Filter the entries below, keeping every line that has the word "matplotlib".

==== Source data ====

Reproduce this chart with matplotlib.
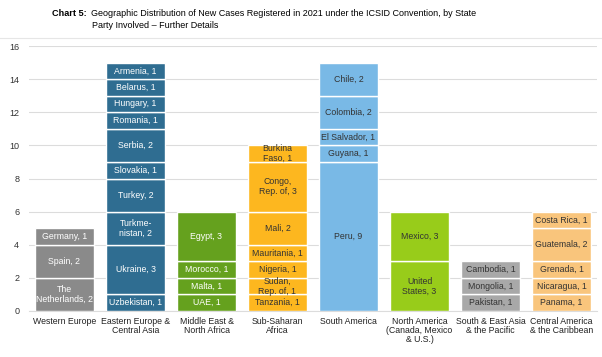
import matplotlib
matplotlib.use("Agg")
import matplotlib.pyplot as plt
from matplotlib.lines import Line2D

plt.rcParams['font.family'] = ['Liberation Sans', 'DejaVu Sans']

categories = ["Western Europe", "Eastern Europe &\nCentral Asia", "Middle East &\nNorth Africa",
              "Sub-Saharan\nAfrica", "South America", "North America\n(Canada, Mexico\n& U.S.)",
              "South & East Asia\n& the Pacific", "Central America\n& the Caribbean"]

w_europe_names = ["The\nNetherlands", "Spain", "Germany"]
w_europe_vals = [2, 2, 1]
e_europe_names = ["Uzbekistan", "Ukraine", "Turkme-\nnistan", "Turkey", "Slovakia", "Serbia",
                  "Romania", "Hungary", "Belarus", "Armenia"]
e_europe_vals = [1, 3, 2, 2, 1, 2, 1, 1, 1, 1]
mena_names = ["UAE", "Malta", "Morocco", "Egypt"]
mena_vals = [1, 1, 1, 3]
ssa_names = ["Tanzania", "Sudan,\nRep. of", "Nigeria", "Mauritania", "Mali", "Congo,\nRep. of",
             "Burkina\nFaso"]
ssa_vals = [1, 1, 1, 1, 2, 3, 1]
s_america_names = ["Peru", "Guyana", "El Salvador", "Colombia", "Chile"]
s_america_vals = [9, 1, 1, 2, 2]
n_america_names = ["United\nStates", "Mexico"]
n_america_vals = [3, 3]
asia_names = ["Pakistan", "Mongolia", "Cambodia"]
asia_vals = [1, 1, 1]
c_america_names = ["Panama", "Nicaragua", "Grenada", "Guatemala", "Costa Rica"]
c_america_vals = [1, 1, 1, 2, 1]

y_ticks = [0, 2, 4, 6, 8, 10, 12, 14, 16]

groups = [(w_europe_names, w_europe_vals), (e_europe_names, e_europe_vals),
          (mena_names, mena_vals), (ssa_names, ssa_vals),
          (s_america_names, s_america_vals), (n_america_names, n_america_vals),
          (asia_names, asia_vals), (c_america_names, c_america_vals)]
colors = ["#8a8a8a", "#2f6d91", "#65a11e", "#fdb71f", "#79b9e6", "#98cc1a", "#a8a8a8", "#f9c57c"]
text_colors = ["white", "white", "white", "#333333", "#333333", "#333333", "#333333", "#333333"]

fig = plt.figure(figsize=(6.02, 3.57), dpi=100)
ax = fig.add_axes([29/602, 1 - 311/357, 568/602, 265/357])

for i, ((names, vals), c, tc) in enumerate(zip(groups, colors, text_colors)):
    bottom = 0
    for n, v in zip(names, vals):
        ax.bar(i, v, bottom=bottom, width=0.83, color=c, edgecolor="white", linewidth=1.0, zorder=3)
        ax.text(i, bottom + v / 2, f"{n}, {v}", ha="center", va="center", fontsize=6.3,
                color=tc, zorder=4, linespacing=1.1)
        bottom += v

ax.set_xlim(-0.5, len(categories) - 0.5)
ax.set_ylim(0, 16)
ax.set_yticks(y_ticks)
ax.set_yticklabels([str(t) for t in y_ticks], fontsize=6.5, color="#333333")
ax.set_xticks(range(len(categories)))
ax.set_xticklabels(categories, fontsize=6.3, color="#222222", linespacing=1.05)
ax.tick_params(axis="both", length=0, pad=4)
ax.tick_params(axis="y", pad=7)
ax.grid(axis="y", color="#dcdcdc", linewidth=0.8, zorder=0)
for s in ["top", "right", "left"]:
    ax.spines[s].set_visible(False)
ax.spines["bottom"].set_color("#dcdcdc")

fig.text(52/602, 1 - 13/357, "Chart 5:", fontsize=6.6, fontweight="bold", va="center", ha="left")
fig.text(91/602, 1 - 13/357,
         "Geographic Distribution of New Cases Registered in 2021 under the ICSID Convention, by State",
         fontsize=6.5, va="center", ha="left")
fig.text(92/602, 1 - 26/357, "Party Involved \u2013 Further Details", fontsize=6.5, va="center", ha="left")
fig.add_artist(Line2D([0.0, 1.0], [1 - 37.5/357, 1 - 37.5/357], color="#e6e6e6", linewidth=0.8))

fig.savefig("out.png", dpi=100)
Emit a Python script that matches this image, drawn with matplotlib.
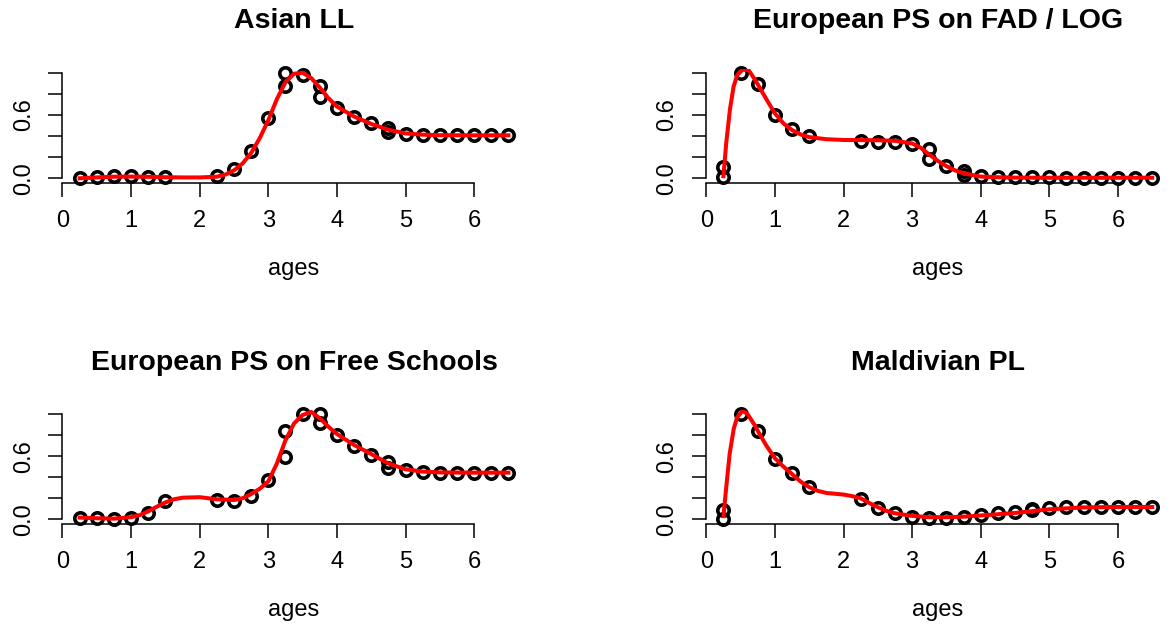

====

Result of this task:
Reproduce this chart with matplotlib.
import matplotlib
matplotlib.use("Agg")
import matplotlib.pyplot as plt
from matplotlib.lines import Line2D
Emit a Python script that matches this image, drawn with matplotlib.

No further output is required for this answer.